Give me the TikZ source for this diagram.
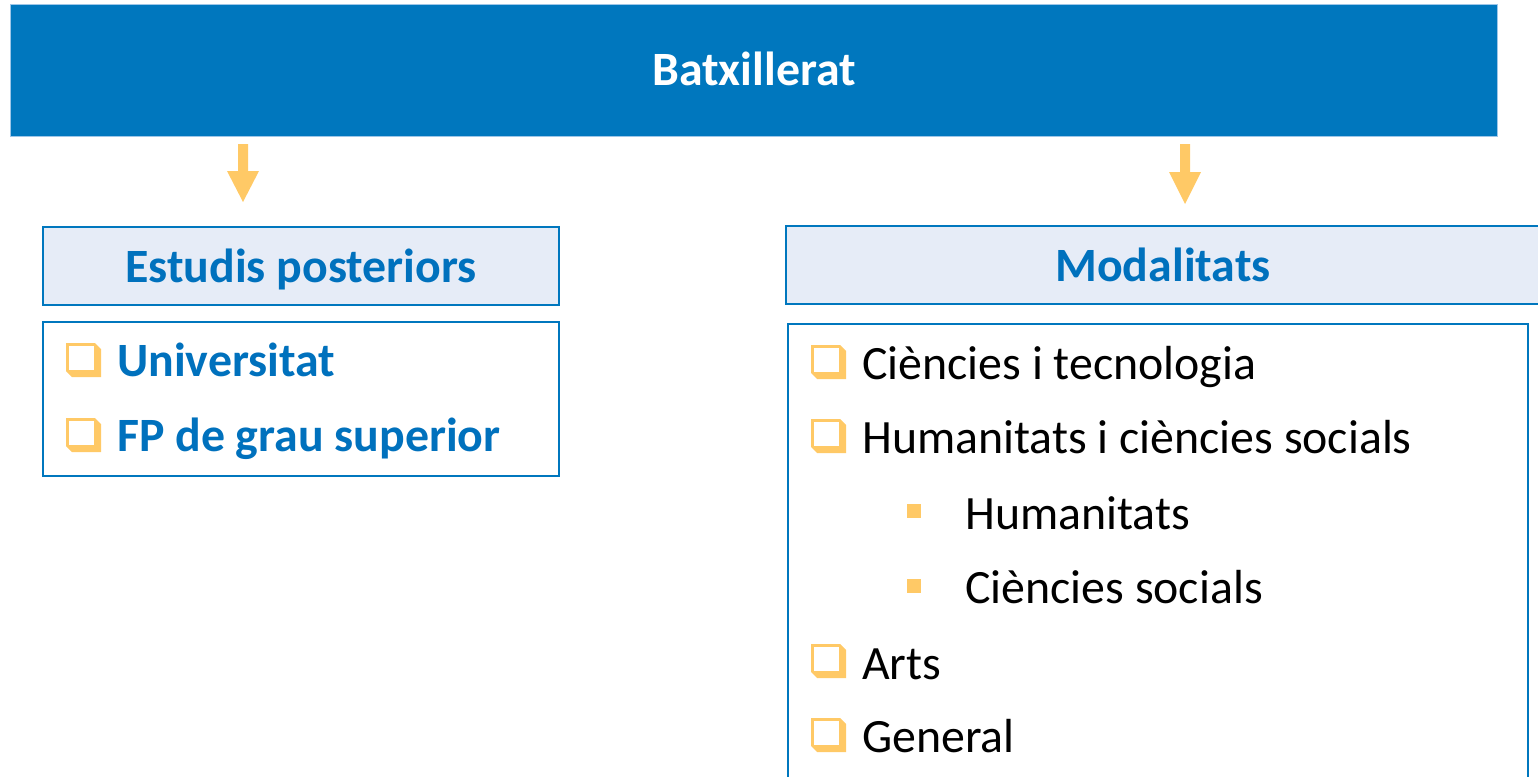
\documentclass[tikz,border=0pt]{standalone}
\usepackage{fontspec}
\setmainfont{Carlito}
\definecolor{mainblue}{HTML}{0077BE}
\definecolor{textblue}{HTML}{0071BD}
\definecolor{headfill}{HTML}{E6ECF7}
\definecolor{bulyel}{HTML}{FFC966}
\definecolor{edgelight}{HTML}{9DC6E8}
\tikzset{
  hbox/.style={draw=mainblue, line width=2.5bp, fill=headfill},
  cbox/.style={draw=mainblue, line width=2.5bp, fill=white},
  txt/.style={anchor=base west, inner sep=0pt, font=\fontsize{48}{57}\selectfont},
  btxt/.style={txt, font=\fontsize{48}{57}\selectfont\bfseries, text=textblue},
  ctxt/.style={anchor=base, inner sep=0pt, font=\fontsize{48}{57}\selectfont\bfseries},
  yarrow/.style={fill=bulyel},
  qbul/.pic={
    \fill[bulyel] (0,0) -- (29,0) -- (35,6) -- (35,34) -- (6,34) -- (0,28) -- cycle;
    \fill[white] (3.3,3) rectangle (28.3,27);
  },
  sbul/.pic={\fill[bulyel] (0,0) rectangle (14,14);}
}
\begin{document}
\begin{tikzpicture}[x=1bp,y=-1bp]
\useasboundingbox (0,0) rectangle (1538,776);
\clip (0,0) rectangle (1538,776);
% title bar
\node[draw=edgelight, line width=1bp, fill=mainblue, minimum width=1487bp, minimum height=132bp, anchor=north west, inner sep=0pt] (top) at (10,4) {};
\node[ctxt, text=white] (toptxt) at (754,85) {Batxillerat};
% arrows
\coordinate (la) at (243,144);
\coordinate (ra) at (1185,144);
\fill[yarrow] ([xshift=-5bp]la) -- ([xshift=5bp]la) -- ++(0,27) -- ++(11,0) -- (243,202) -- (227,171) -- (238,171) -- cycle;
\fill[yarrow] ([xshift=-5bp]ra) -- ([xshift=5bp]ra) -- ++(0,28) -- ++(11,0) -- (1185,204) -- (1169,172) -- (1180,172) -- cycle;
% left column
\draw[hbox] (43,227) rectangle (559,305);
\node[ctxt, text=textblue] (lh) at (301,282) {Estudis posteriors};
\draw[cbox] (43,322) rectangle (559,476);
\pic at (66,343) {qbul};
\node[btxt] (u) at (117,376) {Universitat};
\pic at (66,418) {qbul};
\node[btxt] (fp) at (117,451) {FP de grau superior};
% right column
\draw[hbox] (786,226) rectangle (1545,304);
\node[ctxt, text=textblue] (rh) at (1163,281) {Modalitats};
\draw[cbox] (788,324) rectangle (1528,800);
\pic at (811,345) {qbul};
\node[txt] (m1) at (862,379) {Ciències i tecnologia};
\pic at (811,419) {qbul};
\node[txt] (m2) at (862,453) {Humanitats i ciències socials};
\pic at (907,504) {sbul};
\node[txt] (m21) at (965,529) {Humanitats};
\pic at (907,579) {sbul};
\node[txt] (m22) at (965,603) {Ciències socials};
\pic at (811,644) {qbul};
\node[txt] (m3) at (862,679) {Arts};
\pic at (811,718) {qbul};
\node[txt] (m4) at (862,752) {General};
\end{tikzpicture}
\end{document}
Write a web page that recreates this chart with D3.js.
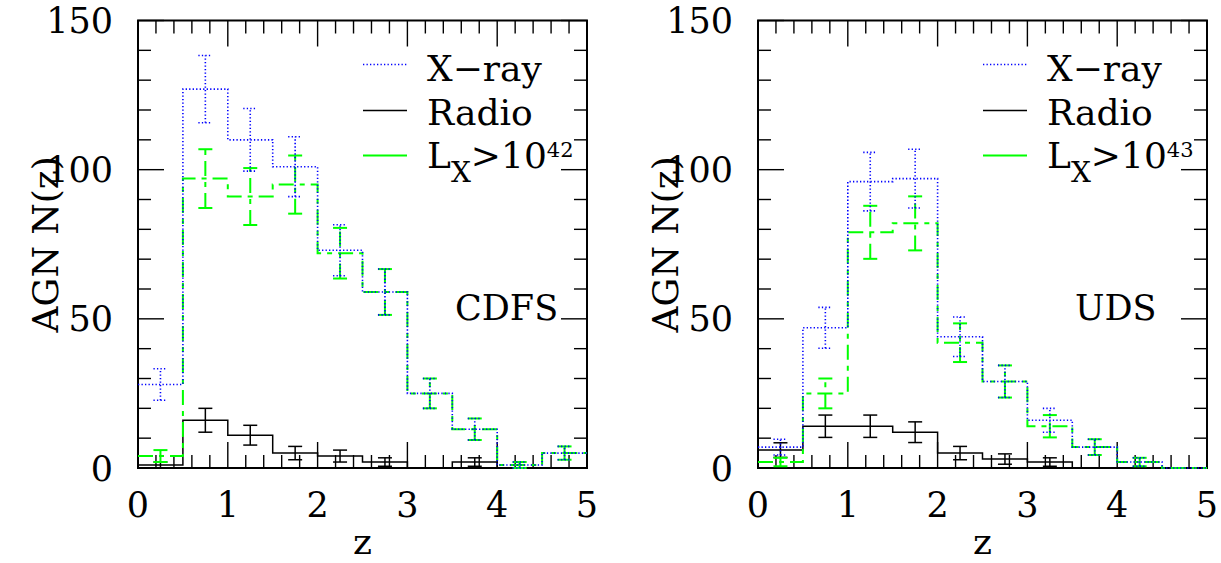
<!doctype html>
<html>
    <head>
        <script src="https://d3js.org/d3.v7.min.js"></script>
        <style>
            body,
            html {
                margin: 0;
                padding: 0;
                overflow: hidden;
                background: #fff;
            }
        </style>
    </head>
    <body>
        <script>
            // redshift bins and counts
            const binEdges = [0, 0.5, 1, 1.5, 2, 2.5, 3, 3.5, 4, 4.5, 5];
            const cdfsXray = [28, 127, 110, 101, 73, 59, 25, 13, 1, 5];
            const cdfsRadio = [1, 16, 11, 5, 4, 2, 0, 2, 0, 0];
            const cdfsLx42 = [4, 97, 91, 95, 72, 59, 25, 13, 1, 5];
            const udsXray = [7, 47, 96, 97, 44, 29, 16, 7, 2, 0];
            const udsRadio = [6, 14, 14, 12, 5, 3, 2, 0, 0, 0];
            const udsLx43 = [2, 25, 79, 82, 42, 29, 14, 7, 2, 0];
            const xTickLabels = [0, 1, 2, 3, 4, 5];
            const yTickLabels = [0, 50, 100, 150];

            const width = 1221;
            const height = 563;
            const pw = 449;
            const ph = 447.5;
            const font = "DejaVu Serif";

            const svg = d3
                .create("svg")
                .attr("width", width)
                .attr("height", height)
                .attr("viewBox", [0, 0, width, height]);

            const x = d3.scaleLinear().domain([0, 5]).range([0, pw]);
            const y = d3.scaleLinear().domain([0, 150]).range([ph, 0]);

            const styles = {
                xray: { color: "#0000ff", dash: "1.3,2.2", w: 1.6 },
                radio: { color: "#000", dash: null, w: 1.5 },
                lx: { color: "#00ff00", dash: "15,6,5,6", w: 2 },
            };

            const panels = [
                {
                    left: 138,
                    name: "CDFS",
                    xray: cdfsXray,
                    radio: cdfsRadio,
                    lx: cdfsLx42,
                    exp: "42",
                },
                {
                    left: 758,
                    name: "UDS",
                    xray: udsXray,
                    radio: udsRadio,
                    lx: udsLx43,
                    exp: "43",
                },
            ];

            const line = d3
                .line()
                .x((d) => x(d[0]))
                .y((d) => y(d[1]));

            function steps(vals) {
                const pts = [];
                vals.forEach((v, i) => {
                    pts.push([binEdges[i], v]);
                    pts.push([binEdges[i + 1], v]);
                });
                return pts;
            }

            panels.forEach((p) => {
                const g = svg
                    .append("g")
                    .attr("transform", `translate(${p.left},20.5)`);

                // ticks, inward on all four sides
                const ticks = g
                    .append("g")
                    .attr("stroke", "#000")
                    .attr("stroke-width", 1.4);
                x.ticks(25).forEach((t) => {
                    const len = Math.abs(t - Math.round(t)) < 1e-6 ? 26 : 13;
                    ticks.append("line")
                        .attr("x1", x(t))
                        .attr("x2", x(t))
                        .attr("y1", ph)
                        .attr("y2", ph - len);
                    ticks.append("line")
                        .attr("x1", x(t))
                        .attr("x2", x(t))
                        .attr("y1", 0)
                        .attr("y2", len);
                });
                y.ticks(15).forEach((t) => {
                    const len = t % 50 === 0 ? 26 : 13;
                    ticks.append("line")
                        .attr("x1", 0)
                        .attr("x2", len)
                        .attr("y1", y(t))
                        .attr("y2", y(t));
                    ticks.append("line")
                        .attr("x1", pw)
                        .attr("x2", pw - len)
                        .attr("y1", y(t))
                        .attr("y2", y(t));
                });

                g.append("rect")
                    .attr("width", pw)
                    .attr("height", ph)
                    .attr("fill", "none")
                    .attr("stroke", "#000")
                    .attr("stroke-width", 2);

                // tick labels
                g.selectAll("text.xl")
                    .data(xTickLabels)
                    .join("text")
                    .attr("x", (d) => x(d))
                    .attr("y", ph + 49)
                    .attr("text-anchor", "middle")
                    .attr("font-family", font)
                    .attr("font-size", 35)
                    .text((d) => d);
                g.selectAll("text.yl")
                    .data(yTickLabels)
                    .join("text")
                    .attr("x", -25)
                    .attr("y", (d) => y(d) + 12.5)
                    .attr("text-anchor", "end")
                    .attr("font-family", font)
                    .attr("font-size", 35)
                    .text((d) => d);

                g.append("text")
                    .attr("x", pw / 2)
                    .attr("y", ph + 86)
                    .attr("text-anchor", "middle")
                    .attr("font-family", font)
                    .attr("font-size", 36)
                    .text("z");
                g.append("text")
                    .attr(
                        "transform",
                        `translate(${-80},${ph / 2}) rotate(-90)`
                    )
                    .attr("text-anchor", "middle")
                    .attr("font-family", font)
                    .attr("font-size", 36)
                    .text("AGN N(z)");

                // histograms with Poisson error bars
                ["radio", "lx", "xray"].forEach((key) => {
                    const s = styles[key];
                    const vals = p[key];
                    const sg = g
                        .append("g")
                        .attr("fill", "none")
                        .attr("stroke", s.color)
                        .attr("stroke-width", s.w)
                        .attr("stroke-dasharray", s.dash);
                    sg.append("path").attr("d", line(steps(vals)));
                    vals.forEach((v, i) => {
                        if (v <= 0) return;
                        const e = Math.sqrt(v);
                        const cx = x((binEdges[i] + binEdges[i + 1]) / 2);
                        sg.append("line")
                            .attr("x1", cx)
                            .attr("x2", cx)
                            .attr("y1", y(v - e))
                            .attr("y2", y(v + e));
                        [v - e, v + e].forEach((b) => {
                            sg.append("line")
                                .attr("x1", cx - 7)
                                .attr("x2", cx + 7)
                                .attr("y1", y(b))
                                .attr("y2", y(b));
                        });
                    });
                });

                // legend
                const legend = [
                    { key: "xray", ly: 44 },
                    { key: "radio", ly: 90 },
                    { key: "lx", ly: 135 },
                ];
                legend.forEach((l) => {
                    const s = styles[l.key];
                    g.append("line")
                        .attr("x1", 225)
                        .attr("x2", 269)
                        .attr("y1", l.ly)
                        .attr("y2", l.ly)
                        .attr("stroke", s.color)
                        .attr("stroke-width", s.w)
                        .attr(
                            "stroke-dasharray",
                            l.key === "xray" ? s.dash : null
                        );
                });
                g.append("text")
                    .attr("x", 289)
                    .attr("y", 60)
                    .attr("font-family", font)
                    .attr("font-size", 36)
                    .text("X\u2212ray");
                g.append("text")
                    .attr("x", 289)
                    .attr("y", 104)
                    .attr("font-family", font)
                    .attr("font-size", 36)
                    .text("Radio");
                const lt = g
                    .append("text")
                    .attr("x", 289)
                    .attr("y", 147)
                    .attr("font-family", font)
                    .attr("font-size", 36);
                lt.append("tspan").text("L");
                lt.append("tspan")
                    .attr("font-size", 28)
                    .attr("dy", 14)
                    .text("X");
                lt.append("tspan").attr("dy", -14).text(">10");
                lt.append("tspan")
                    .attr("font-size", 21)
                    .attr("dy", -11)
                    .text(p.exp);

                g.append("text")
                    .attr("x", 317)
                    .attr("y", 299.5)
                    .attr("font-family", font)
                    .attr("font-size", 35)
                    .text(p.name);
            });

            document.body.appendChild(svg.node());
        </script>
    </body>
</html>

──────────

Given task:
Check all the records above and select each line where the string "with" is found.

Right answer:
Write a web page that recreates this chart with D3.js.
                // histograms with Poisson error bars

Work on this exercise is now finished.